Dejen todas sus preocupaciones a Dios, porque Él se interesa por ustedes. 1ª Pedro 5:7
Los milagros registrados en la Biblia, fueron escritos para nuestra fortaleza espiritual. Lo que necesitamos hacer es orar y confiar en que Dios es el mismo ayer, hoy y por la eternidad. Estoy pensando en dos prodigios acaecidos en el pueblo de Israel, después de su salida de Egipto. El primero fue recién salidos de Egipto, mientras tomaban un descanso, pensando que se habían librado de sus opresores. ¡Repentinamente se dieron cuenta que el ejército egipcio venía tras ellos! El miedo los invadió. Estaban acorralados, no podían huir: habían acampado frente al Mar Rojo, al otro lado había una montaña escabrosa, que impedía su escape. En ese momento de confusión, la mayoría en lugar de acudir a Dios, comenzaron a murmurar. Decían que era preferible haber muerto como esclavos en Egipto y no en el desierto. Moisés por mandato divino, les dio el siguiente mensaje lleno de paz y esperanza: “No temáis, estad firmes… Jehová peleará por vosotros”. Los milagros se dieron: el mar se abrió, el pueblo pasó y los enemigos perecieron ahogados. “Así salvó Jehová aquel día a Israel de manos de los egipcios, e Israel vio a los egipcios muertos a la orilla del mar” (Éxodo 14). La alabanza y la gratitud inundaron sus corazones y cantaban: “Jehová es mi fortaleza, mi cántico y ha sido mi salvación”. Dios siempre cuida de sus hijos y pone límites hasta a los gobernantes poderosos.
Durante los cuarenta años que los Israelitas estuvieron en el desierto, nunca les faltó comida ni agua. Según el capítulo 16 de Éxodo, cuando escasearon los alimentos “a los quince días del segundo mes, después de que salieron de la tierra de Egipto… Jehová dijo a Moisés: he aquí yo haré llover pan del cielo”. Desde ese día, todas las mañanas, el campo amanecía lleno del maná. Después de un tiempo, en las tardes comían carne, porque “subieron codornices que cubrieron el campamento”. En ese desierto, de la Peña de Horeb brotó el agua, su sed fue saciada y todas sus necesidades suplidas.
En Exodo 23:22 leemos: “Pero si de veras obedeces y haces todo lo que yo he ordenado, seré enemigo de tus enemigos, y afligiré a los que te afligieren”. ¡Qué promesa inmensa! Hay una condición: la obediencia, que se sintetiza en el amor a Dios y al prójimo. Si realmente amamos al Padre Eterno, procuraremos que los pensamientos puros llenen nuestra mente, de modo que no se interrumpa la comunicación con el cielo. El Salvador como conoce los corazones, cambiará nuestro sufrimiento en bendiciones.
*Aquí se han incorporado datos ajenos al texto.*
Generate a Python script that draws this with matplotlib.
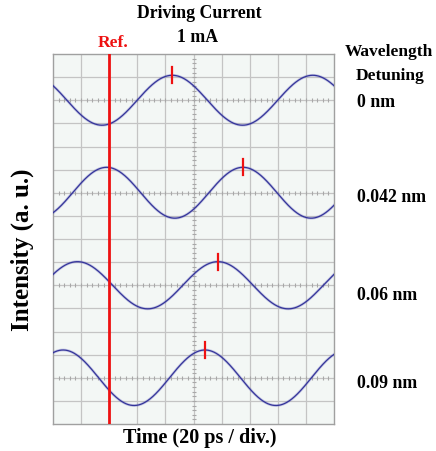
import numpy as np
import matplotlib.pyplot as plt

plt.rcParams['font.family'] = ['Liberation Serif', 'DejaVu Serif']
plt.rcParams['font.weight'] = 'bold'

# four scope traces, stacked (baseline in divisions from bottom)
detuning = ['0 nm', '0.042 nm', '0.06 nm', '0.09 nm']
baseline = [14, 10, 6, 2]
peak_ps = [84.9, 135.2, 117.4, 108.2]     # marked peak position
period_ps = [100, 97, 100, 101]
amp_div = [1.08, 1.1, 1.02, 1.2]
ref_ps = 40.0

fig = plt.figure(figsize=(4.36, 4.52), dpi=100)
ax = fig.add_axes([53/436, 1-425/452, 281/436, 370/452])
ax.set_facecolor('#f3f7f5')
ax.set_xlim(0, 200)
ax.set_ylim(0, 16)

# scope grid
for xv in np.arange(20, 200, 20):
    ax.axvline(xv, color='#c4c4c4', lw=0.9, zorder=1)
for yv in range(1, 16):
    ax.axhline(yv, color='#c4c4c4', lw=0.9, zorder=1)
tx = np.arange(0, 200.1, 4)
for b in baseline:
    ax.plot(tx, np.full_like(tx, b), ls='none', marker='|', ms=2.5,
            mew=0.8, color='#a8a8a8', zorder=2)
ty = np.arange(0, 16.01, 0.2)
ax.plot(np.full_like(ty, 100), ty, ls='none', marker='_', ms=2.5,
        mew=0.8, color='#a8a8a8', zorder=2)

t = np.linspace(0, 200, 800)
for b, pk, per, a in zip(baseline, peak_ps, period_ps, amp_div):
    y = b + a*np.cos(2*np.pi*(t - pk)/per)
    ax.plot(t, y, color='#5a5ab8', lw=2.0, alpha=0.3, zorder=3)
    ax.plot(t, y, color='#34349a', lw=0.9, zorder=4)
    ax.plot([pk, pk], [b + a - 0.35, b + a + 0.35], color='#ee1111',
            lw=1.6, zorder=5)

ax.axvline(ref_ps, color='#ee1111', lw=2.0, zorder=6)

ax.set_xticks([])
ax.set_yticks([])
for s in ax.spines.values():
    s.set_color('#a0a0a0')
    s.set_linewidth(1.0)

fig.text(199/436, 1-13/452, 'Driving Current', ha='center', va='center', fontsize=12.8)
fig.text(198/436, 1-37/452, '1 mA', ha='center', va='center', fontsize=12.8)
fig.text(113/436, 1-43/452, 'Ref.', ha='center', va='center', fontsize=12.5, color='#ee1111')
fig.text(389/436, 1-52/452, 'Wavelength', ha='center', va='center', fontsize=12.5)
fig.text(390/436, 1-76/452, 'Detuning', ha='center', va='center', fontsize=12.5)
lab_y = [103, 198, 296, 384]
for lab, yy in zip(detuning, lab_y):
    fig.text(357/436, 1-yy/452, lab, ha='left', va='center', fontsize=12.8)
fig.text(22/436, 1-250/452, 'Intensity (a. u.)', ha='center', va='center',
         rotation=90, fontsize=18)
fig.text(200/436, 1-438/452, 'Time (20 ps / div.)', ha='center', va='center', fontsize=14.5)

fig.savefig('out.png', dpi=100, facecolor='white')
Uno de los mayores milagros que deja bien claro, que Cristo es la Verdad y la Vida, fue la resurrección de Lázaro. Aunque Jesús era amigo de esa familia y la casa de ellos era como su casa, no acudió cuando se enfermó. Llegó 4 días después, con el fin de que Lázaro volviera a la vida y fuera un testimonio, tanto para sus discípulos como para los obstinados e incrédulos judíos, de modo que todos pudiesen recibir otra evidencia, que Él es “la resurrección y la vida”. Cuando Jesús llegó al lugar donde estaba enterrado, pidió que le quitaran la piedra. Marta, una de las hermanas del muerto confundida dijo: “Señor, hiede ya, porque es de cuatro días”. Jesús respondió: “¿No te he dicho que si crees, verás la gloria de Dios?”. La piedra fue movida, oró y lo llamó: “Lázaro, Lázaro ven fuera” y el milagro se dio. Si creemos y oramos con fe veremos la gloria de Dios.